If you’re waiting for the Romney campaign’s “etch a sketch” moment on immigration, it seems to have quietly arrived.
Last week I had a revealing email exchange with a Romney advisor. I had written an item about Mitt Romney’s trouble with the Latino vote and referred to an anti-immigration advertisement from the Romney camp. A few days later, I got an email from an advisor to the Romney campaign, letting me know that I’d mistakenly referred to a Romney ad that ran during the 2007-2008 cycle. He explained that this has been a minor recurring problem because, for some reason, the YouTube videos of some of Romney’s old TV advertising spots have been incorrectly labeled with 2012.
But in the email, he also wrote something that surprised me: that Romney hadn’t run any ads on illegal immigration in the 2012 cycle. This immediately struck me as false—I clearly remember a Romney video last September that attacked Rick Perry for his defense of Texas’s policy of giving in-state college tuition to children of illegal immigrants. The ad raised eyebrows because it included a clip of Mexico’s former president, Vicente Fox, praising Governor Perry for the policy, implying that any support from the Mexican president, who is our ally, was somehow sinister. But when I reminded him about the video, the advisor clarified that it was a web video—not a television spot. This seems like splitting hairs, but is, I suppose, technically true. Fair enough, I guess.
What the exchange reflected, though, was a real—and justified—concern in the Romney camp: that the candidate’s anti-immigration rhetoric last fall will ruin his chance with Latinos this November. A Pew poll in April showed that Romney is at a significant disadvantage with Latino registered voters. Only 27 percent supported him, compared with the 67 percent supporting Obama. (For context, McCain secured 31 percent of the Hispanic vote in 2008, and the magic number generally thought necessary to win the presidency is 40 percent.) Romney didn’t help things by taking a hardline stance on immigration during the primary, promising to veto the Dream Act if elected president and advocating for a border fence.

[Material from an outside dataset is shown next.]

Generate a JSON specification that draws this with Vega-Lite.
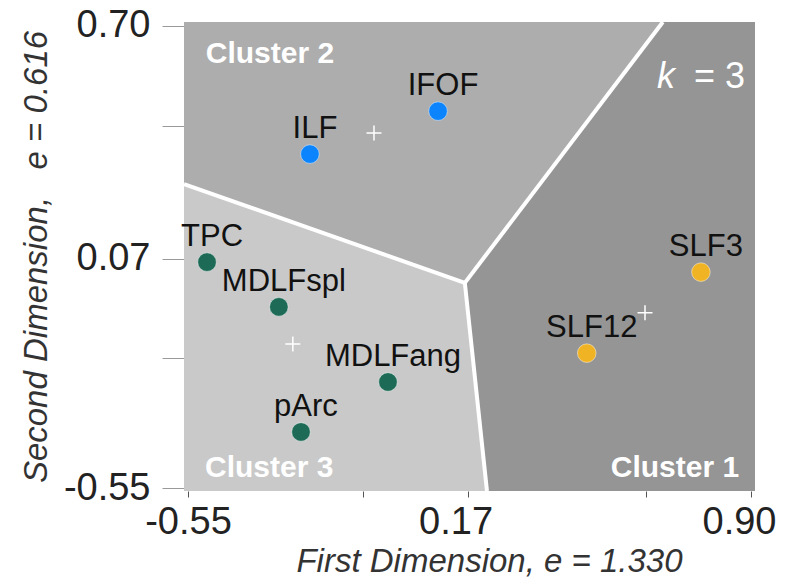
{
  "$schema": "https://vega.github.io/schema/vega-lite/v6.json",
  "width": 571,
  "height": 469,
  "autosize": {"type": "none"},
  "padding": {"left": 184, "top": 22, "right": 32, "bottom": 93},
  "background": "white",
  "config": {"view": {"stroke": null}, "font": "Liberation Sans"},
  "datasets": {
    "regions": [
      {"region": "2", "order": 1, "x": -0.5603, "y": 0.71},
      {"region": "2", "order": 2, "x": 0.673, "y": 0.71},
      {"region": "2", "order": 3, "x": 0.163, "y": 0.005},
      {"region": "2", "order": 4, "x": -0.5603, "y": 0.272},
      {"region": "1", "order": 1, "x": 0.673, "y": 0.71},
      {"region": "1", "order": 2, "x": 0.9103, "y": 0.71},
      {"region": "1", "order": 3, "x": 0.9103, "y": -0.5576},
      {"region": "1", "order": 4, "x": 0.22, "y": -0.5576},
      {"region": "1", "order": 5, "x": 0.163, "y": 0.005},
      {"region": "3", "order": 1, "x": -0.5603, "y": 0.272},
      {"region": "3", "order": 2, "x": 0.163, "y": 0.005},
      {"region": "3", "order": 3, "x": 0.22, "y": -0.5576},
      {"region": "3", "order": 4, "x": -0.5603, "y": -0.5576}
    ],
    "borders": [
      {"x": 0.163, "y": 0.005, "x2": -0.5603, "y2": 0.272},
      {"x": 0.163, "y": 0.005, "x2": 0.673, "y2": 0.71},
      {"x": 0.163, "y": 0.005, "x2": 0.22, "y2": -0.5576}
    ],
    "tracts": [
      {"name": "IFOF", "cluster": "2", "x": 0.094, "y": 0.469},
      {"name": "ILF", "cluster": "2", "x": -0.236, "y": 0.353},
      {"name": "TPC", "cluster": "3", "x": -0.501, "y": 0.061},
      {"name": "MDLFspl", "cluster": "3", "x": -0.316, "y": -0.06},
      {"name": "MDLFang", "cluster": "3", "x": -0.035, "y": -0.263},
      {"name": "pArc", "cluster": "3", "x": -0.259, "y": -0.398},
      {"name": "SLF3", "cluster": "1", "x": 0.771, "y": 0.034},
      {"name": "SLF12", "cluster": "1", "x": 0.477, "y": -0.185}
    ],
    "centroids": [
      {"cluster": "2", "x": -0.071, "y": 0.41},
      {"cluster": "3", "x": -0.28, "y": -0.16},
      {"cluster": "1", "x": 0.627, "y": -0.076}
    ],
    "clusterLabels": [
      {"text": "Cluster 2", "x": -0.339, "y": 0.599},
      {"text": "Cluster 3", "x": -0.341, "y": -0.52},
      {"text": "Cluster 1", "x": 0.704, "y": -0.52}
    ]
  },
  "encoding": {
    "x": {
      "field": "x",
      "type": "quantitative",
      "scale": {"domain": [-0.5603, 0.9103], "nice": false, "zero": false},
      "axis": {
        "title": "First Dimension, e = 1.330",
        "values": [-0.55, -0.1, 0.17, 0.629, 0.9],
        "labelExpr": "datum.value == -0.55 ? '-0.55' : datum.value == 0.17 ? '0.17' : datum.value == 0.9 ? '0.90' : ''",
        "grid": false,
        "domain": false,
        "tickSize": 6,
        "tickColor": "#555555",
        "labelFontSize": 38,
        "labelColor": "#222222",
        "labelPadding": 6,
        "labelFlush": false,
        "labelOverlap": false,
        "labelOffset": {"condition": {"test": "datum.value == 0.17 || datum.value == 0.9", "value": -12}, "value": 0},
        "titleFontSize": 33,
        "titleFontStyle": "italic",
        "titleFontWeight": "normal",
        "titleColor": "#333333",
        "titlePadding": 4,
        "titleX": 305
      }
    },
    "y": {
      "field": "y",
      "type": "quantitative",
      "scale": {"domain": [-0.5576, 0.71], "nice": false, "zero": false},
      "axis": {
        "title": "Second Dimension,\u00a0\u00a0 e = 0.616",
        "values": [0.7, 0.429, 0.07, -0.198, -0.55],
        "labelExpr": "datum.value == 0.7 ? '0.70' : datum.value == 0.07 ? '0.07' : datum.value == -0.55 ? '-0.55' : ''",
        "grid": false,
        "domain": false,
        "tickSize": 22,
        "tickColor": "#999999",
        "labelFontSize": 38,
        "labelColor": "#222222",
        "labelPadding": 12,
        "labelFlush": false,
        "labelOverlap": false,
        "titleFontSize": 33,
        "titleFontStyle": "italic",
        "titleFontWeight": "normal",
        "titleColor": "#333333",
        "titlePadding": 10
      }
    }
  },
  "layer": [
    {
      "data": {"name": "regions"},
      "transform": [{"filter": "datum.region == '2'"}],
      "mark": {"type": "line", "fill": "#adadad", "strokeOpacity": 0},
      "encoding": {"order": {"field": "order", "type": "quantitative"}}
    },
    {
      "data": {"name": "regions"},
      "transform": [{"filter": "datum.region == '1'"}],
      "mark": {"type": "line", "fill": "#959595", "strokeOpacity": 0},
      "encoding": {"order": {"field": "order", "type": "quantitative"}}
    },
    {
      "data": {"name": "regions"},
      "transform": [{"filter": "datum.region == '3'"}],
      "mark": {"type": "line", "fill": "#c9c9c9", "strokeOpacity": 0},
      "encoding": {"order": {"field": "order", "type": "quantitative"}}
    },
    {
      "data": {"name": "borders"},
      "mark": {"type": "rule", "color": "white", "strokeWidth": 4},
      "encoding": {
        "x2": {"field": "x2"},
        "y2": {"field": "y2"}
      }
    },
    {
      "data": {"name": "tracts"},
      "mark": {"type": "circle", "size": 346, "opacity": 1, "stroke": "#ffffff", "strokeOpacity": 0.45, "strokeWidth": 1},
      "encoding": {
        "color": {
          "field": "cluster",
          "type": "nominal",
          "scale": {"domain": ["1", "2", "3"], "range": ["#f0b323", "#0b84fe", "#1d6b56"]},
          "legend": null
        }
      }
    },
    {
      "data": {"name": "tracts"},
      "mark": {"type": "text", "align": "center", "baseline": "alphabetic", "dx": 5, "dy": -16, "fontSize": 31, "color": "#111111"},
      "encoding": {"text": {"field": "name"}}
    },
    {
      "data": {"name": "centroids"},
      "mark": {"type": "point", "shape": "M-1,0H1M0,-1V1", "size": 225, "filled": false, "stroke": "#ffffff", "strokeWidth": 1.5, "opacity": 1}
    },
    {
      "data": {"name": "clusterLabels"},
      "mark": {"type": "text", "align": "center", "baseline": "alphabetic", "fontSize": 30, "fontWeight": "bold", "color": "#ffffff"},
      "encoding": {"text": {"field": "text"}}
    },
    {
      "data": {"values": [{"text": "k", "x": 0.658, "y": 0.532}]},
      "mark": {"type": "text", "align": "left", "baseline": "alphabetic", "fontSize": 36, "fontStyle": "italic", "color": "#ffffff"},
      "encoding": {"text": {"field": "text"}}
    },
    {
      "data": {"values": [{"text": "= 3", "x": 0.8845, "y": 0.532}]},
      "mark": {"type": "text", "align": "right", "baseline": "alphabetic", "fontSize": 36, "color": "#ffffff"},
      "encoding": {"text": {"field": "text"}}
    }
  ]
}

The fact that a Romney campaign advisor took the time to call out my mistake—and labored to remind me that there had been no television ads on illegal immigration in the 2012 cycle—shows just how sensitive the campaign is to any reminders of Romney’s anti-immigration rhetoric during the primary. And as the Republicans continue to court Latino voters, we’re going to see a lot more of these efforts to backtrack—though they probably won’t all be clumsy as this TV-web distinction.